Para ele, o ponto central é que essa decisão vai na direção contrária das condições e demandas atuais de mercado:

"Hoje, temos excesso de energia nos reservatórios. O cenário mudou. O racional seria discutir até a revogação desses contratos porque o consumidor não precisa mais dessa energia emergencial, mas vai arcar com esse custo cobrado via encargo na conta de luz."

Das 17 usinas contratadas no leilão emergencial, apenas uma entrou em operação no último dia 1º, conforme previsto em contrato.

Paulo Pedrosa, presidente da Associação dos Grandes Consumidores Industriais de Energia e de Consumidores Livres (Abrace), classifica a decisão como um “retrocesso”:

"O leilão foi feito para enfrentar uma possível nova crise hídrica que não veio.
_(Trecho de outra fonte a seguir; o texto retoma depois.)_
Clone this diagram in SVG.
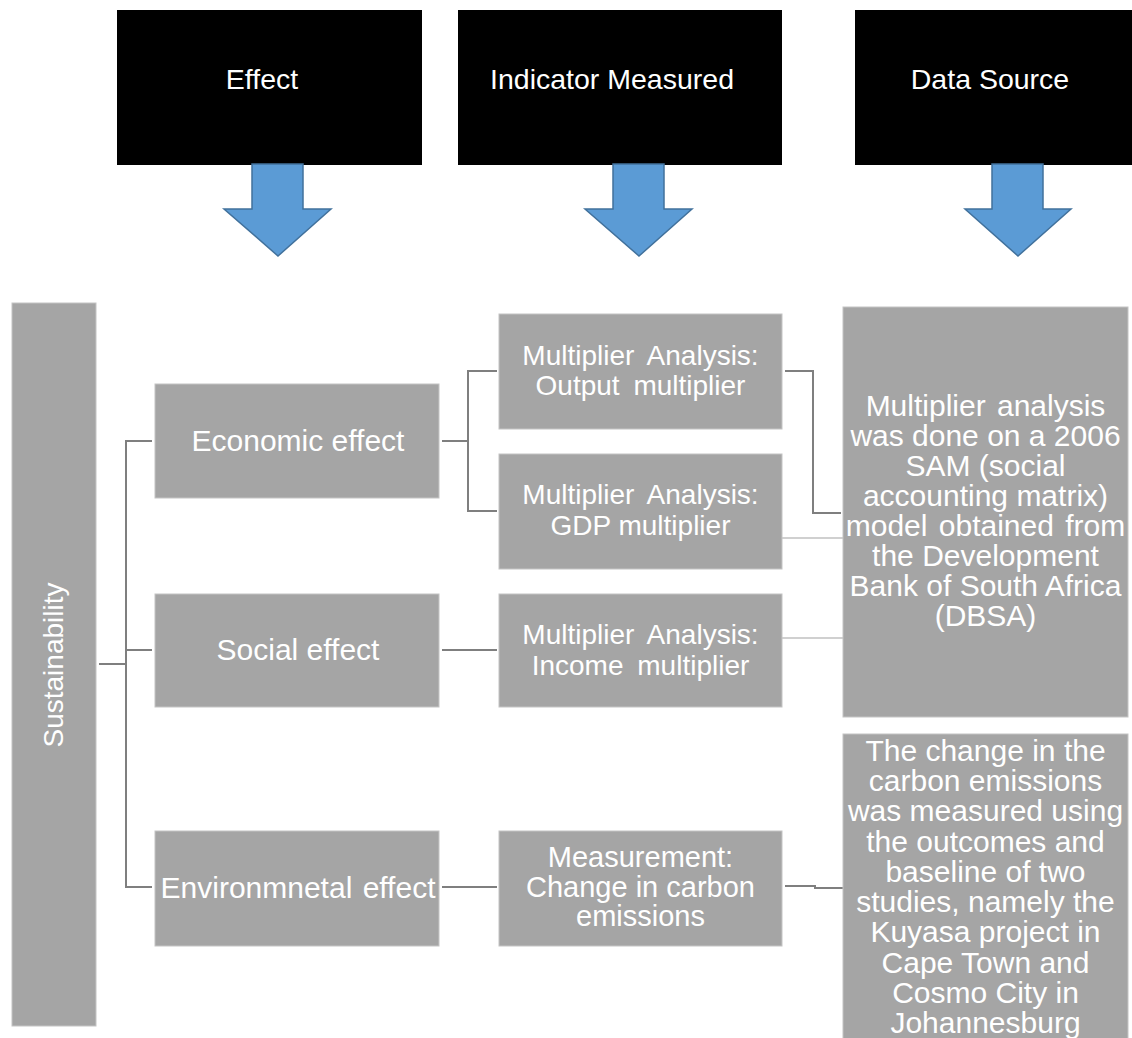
<svg xmlns="http://www.w3.org/2000/svg" width="1132" height="1038" viewBox="0 0 1132 1038">
  <style>
    .hdr { fill: #000000; }
    .hdr-text { font-family: "Liberation Sans", Arial, sans-serif; font-size: 28.5px; fill: #FFFFFF; text-anchor: middle; }
    .box { fill: #A5A5A5; stroke: #C4C4C4; stroke-width: 1; }
    .box-text { font-family: "Liberation Sans", Arial, sans-serif; font-size: 28px; fill: #FFFFFF; text-anchor: middle; }
    .effect-text { font-size: 30px; }
    .measure-text { font-size: 29px; }
    .source-text { font-size: 30px; }
    .arrow { fill: #5B9BD5; stroke: #41719C; stroke-width: 1.5; stroke-linejoin: miter; }
    .link { fill: none; stroke: #7F7F7F; stroke-width: 2; }
    .link-light { fill: none; stroke: #D0D0D0; stroke-width: 2; }
  </style>

  <!-- Column headers -->
  <g id="header-effect">
    <rect class="hdr" x="117" y="10" width="305" height="155"/>
    <text class="hdr-text" x="262" y="89">Effect</text>
  </g>
  <g id="header-indicator">
    <rect class="hdr" x="458" y="10" width="324" height="155"/>
    <text class="hdr-text" x="612" y="89">Indicator Measured</text>
  </g>
  <g id="header-source">
    <rect class="hdr" x="855" y="10" width="277" height="155"/>
    <text class="hdr-text" x="990" y="89">Data Source</text>
  </g>

  <!-- Block arrows under the headers -->
  <g id="arrows">
    <path class="arrow" d="M252,164 L303,164 L303,209 L331,209 L278,256 L224,209 L252,209 Z"/>
    <path class="arrow" d="M613,164 L664,164 L664,209 L692,209 L639,256 L585,209 L613,209 Z"/>
    <path class="arrow" d="M992,164 L1043,164 L1043,209 L1071,209 L1018,256 L965,209 L992,209 Z"/>
  </g>

  <!-- Connectors -->
  <g id="connectors">
    <!-- Sustainability to the three effects -->
    <path class="link" d="M99,664 H126"/>
    <path class="link" d="M152,441 H126 V887 H152"/>
    <path class="link" d="M126,650 H152"/>
    <!-- Economic effect to its two multipliers -->
    <path class="link" d="M442,441 H468"/>
    <path class="link" d="M497,371 H468 V511 H497"/>
    <!-- Social / environmental effect to indicators -->
    <path class="link" d="M442,650 H497"/>
    <path class="link" d="M442,887 H497"/>
    <!-- Indicators to data sources -->
    <path class="link" d="M785,371 H813 V513 H841"/>
    <path class="link-light" d="M782,538 H848"/>
    <path class="link-light" d="M782,638 H848"/>
    <path class="link" d="M785,886 H815 V888 H843"/>
  </g>

  <!-- Root -->
  <g id="sustainability">
    <rect class="box" x="12" y="303" width="84" height="723"/>
    <text class="box-text" transform="translate(63,665) rotate(-90)" x="0" y="0">Sustainability</text>
  </g>

  <!-- Effects -->
  <g id="economic-effect">
    <rect class="box" x="155" y="384" width="284" height="114"/>
    <text class="box-text effect-text" x="298" y="451">Economic effect</text>
  </g>
  <g id="social-effect">
    <rect class="box" x="155" y="594" width="284" height="113"/>
    <text class="box-text effect-text" x="298" y="660">Social effect</text>
  </g>
  <g id="environmental-effect">
    <rect class="box" x="155" y="831" width="284" height="115"/>
    <text class="box-text effect-text" x="298" y="898" word-spacing="2">Environmnetal effect</text>
  </g>

  <!-- Indicators -->
  <g id="output-multiplier">
    <rect class="box" x="499" y="314" width="283" height="115"/>
    <text class="box-text" x="640.5" y="365" word-spacing="6">Multiplier Analysis:</text>
    <text class="box-text" x="640.5" y="395" word-spacing="6">Output multiplier</text>
  </g>
  <g id="gdp-multiplier">
    <rect class="box" x="499" y="454" width="283" height="115"/>
    <text class="box-text" x="640.5" y="504" word-spacing="6">Multiplier Analysis:</text>
    <text class="box-text" x="640.5" y="535">GDP multiplier</text>
  </g>
  <g id="income-multiplier">
    <rect class="box" x="499" y="594" width="283" height="113"/>
    <text class="box-text" x="640.5" y="644" word-spacing="6">Multiplier Analysis:</text>
    <text class="box-text" x="640.5" y="675" word-spacing="6">Income multiplier</text>
  </g>
  <g id="carbon-measurement">
    <rect class="box" x="499" y="831" width="283" height="115"/>
    <text class="box-text measure-text" x="640.5" y="867">Measurement:</text>
    <text class="box-text measure-text" x="640.5" y="897">Change in carbon</text>
    <text class="box-text measure-text" x="640.5" y="926">emissions</text>
  </g>

  <!-- Data sources -->
  <g id="sam-source">
    <rect class="box" x="843" y="307" width="285" height="410"/>
    <text class="box-text source-text" x="985.5" y="416" word-spacing="3">Multiplier analysis</text>
    <text class="box-text source-text" x="985.5" y="446">was done on a 2006</text>
    <text class="box-text source-text" x="985.5" y="476">SAM (social</text>
    <text class="box-text source-text" x="985.5" y="506">accounting matrix)</text>
    <text class="box-text source-text" x="985.5" y="536" word-spacing="3">model obtained from</text>
    <text class="box-text source-text" x="985.5" y="566">the Development</text>
    <text class="box-text source-text" x="985.5" y="596">Bank of South Africa</text>
    <text class="box-text source-text" x="985.5" y="626">(DBSA)</text>
  </g>
  <g id="carbon-source">
    <rect class="box" x="843" y="734" width="285" height="310"/>
    <text class="box-text source-text" x="985.5" y="761">The change in the</text>
    <text class="box-text source-text" x="985.5" y="791">carbon emissions</text>
    <text class="box-text source-text" x="985.5" y="821">was measured using</text>
    <text class="box-text source-text" x="985.5" y="852">the outcomes and</text>
    <text class="box-text source-text" x="985.5" y="882">baseline of two</text>
    <text class="box-text source-text" x="985.5" y="912">studies, namely the</text>
    <text class="box-text source-text" x="985.5" y="942">Kuyasa project in</text>
    <text class="box-text source-text" x="985.5" y="973">Cape Town and</text>
    <text class="box-text source-text" x="985.5" y="1003">Cosmo City in</text>
    <text class="box-text source-text" x="985.5" y="1033">Johannesburg</text>
  </g>
</svg>
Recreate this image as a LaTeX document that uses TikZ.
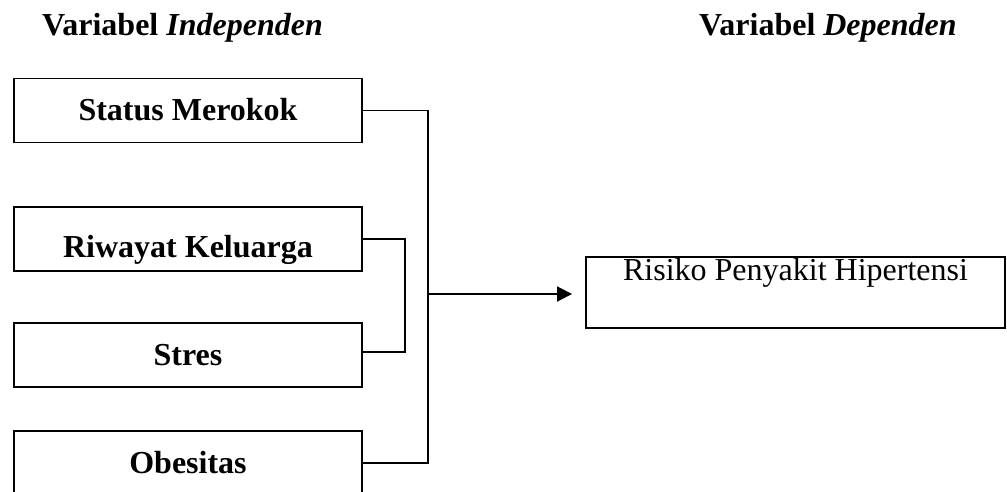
\documentclass[tikz,border=0pt]{standalone}
\usepackage{fontspec}
\setmainfont{Liberation Serif}
\usetikzlibrary{arrows.meta}
\tikzstyle{variabel} = [rectangle, minimum width=348pt, minimum height=64pt, inner sep=0pt, text height=42pt, text depth=22pt, text centered, draw=black, line width=1.9pt, font=\fontsize{32}{38}\selectfont\bfseries]
\tikzstyle{hasil} = [rectangle, minimum width=419pt, minimum height=71pt, inner sep=0pt, text height=23pt, text depth=48pt, text centered, draw=black, line width=1.9pt, font=\fontsize{32}{38}\selectfont]
\tikzstyle{judul} = [anchor=base west, inner sep=0pt, font=\fontsize{32}{38}\selectfont\bfseries]
\tikzstyle{line} = [line width=1.9pt]
\tikzstyle{arrow} = [line width=1.9pt, -{Triangle[length=15pt,width=15pt]}, shorten >=13pt]

\begin{document}
\begin{tikzpicture}[x=1pt, y=-1pt]
    \useasboundingbox (0,0) rectangle (1007,491);
    \node (judul1) [judul] at (42,35) {Variabel \textit{Independen}};
    \node (judul2) [judul] at (699,35) {Variabel \textit{Dependen}};

    \node (merokok) [variabel] at (188,110.5) {Status Merokok};
    \node (keluarga) [variabel, text height=50pt, text depth=14pt] at (188,239) {Riwayat Keluarga};
    \node (stres) [variabel] at (188,355) {Stres};
    \node (obesitas) [variabel] at (188,463) {Obesitas};
    \node (risiko) [hasil] at (795.5,292.5) {Risiko Penyakit Hipertensi};

    \coordinate (join) at (428,294);
    \draw [line] (merokok.east) -- (merokok.east -| join) -- (obesitas.east -| join) -- (obesitas.east);
    \draw [line] (keluarga.east) -- ++(42,0) |- ([yshift=3pt]stres.east);
    \draw [arrow] (join) -- (join -| risiko.west);
\end{tikzpicture}
\end{document}
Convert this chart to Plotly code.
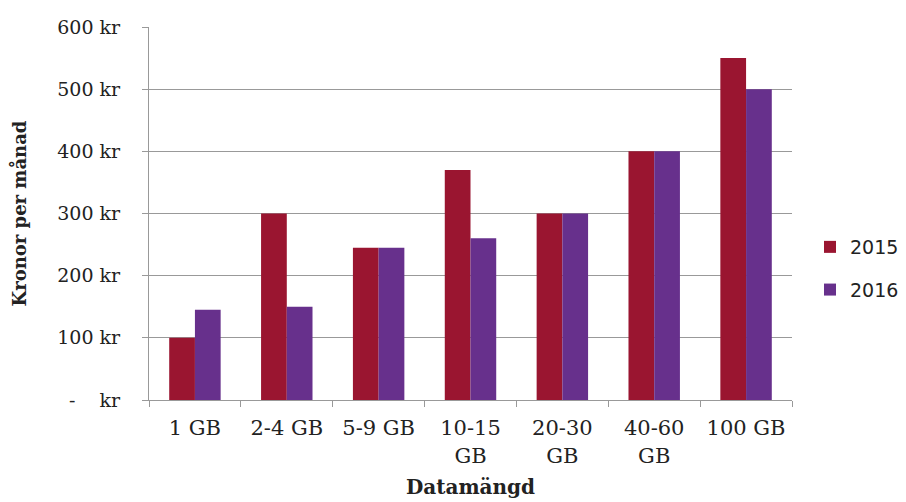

As quatro usinas foram compradas pela Âmbar num projeto de nova geração. Se foram substituídas por uma termelétrica antiga, a empresa vai estar entrando pela porta dos fundos, e não pela regra do leilão."

Ele também teme que a decisão, que ainda não é final, leve outras empresas a seguirem os passos da Âmbar. E destaca haver somas robustas em jogo.

"Há mais de R$ 200 milhões em multas dessas usinas em jogo. Elas são quase metade da energia contratada no leilão. Sem elas, seriam quase R$ 20 bilhões a menos na conta do consumidor", diz Pedrosa, que avalia que o atraso nas entregas é oportunidade de a Aneel rever os contratos.

A Âmbar é controlada pelo grupo J&F, dona da JBS. A Mário Covas, sozinha, tem capacidade de geração de 480MW, superando a soma das potências das quatro usinas vencedoras do leilão — Edlux X, EPP II, EPP IV e Rio de Janeiro I— , de 343,81 MW. Em seu requerimento à Aneel, a empresa reforça que o atraso nas operações das usinas resultaria em R$ 209 milhões em multa por mês, e por isso solicitou o uso da Mário Covas. Como o preço é tema central no debate, oferece uma espécie de desconto com o uso de Cuiabá.

Procurada, a Âmbar informou que as usinas serão entregues no prazo contratual, para adicionar nova geração ao sistema elétrico. “A proposta da companhia mantém a construção das novas usinas, já em andamento, além de reduzir a emissão de NOx (gás de efeito estufa) em 15 vezes e beneficiar o consumidor em R$ 628 milhões em relação ao projeto inicial”, disse em nota.

O diretor da Aneel, Efrain Pereira da Cruz, relator do processo, diz em seu voto que a usina Mário Covas está indisponível para o sistema elétrico desde 2009, “gerando energia apenas em períodos extraordinários e com autorização da Aneel”. Com isso, e o fato de frisar que a usina não tem contrato de comercialização de energia, avalia que a substituição pela Mário Covas não fere as regras do leilão. Procurada, a Aneel não comentou.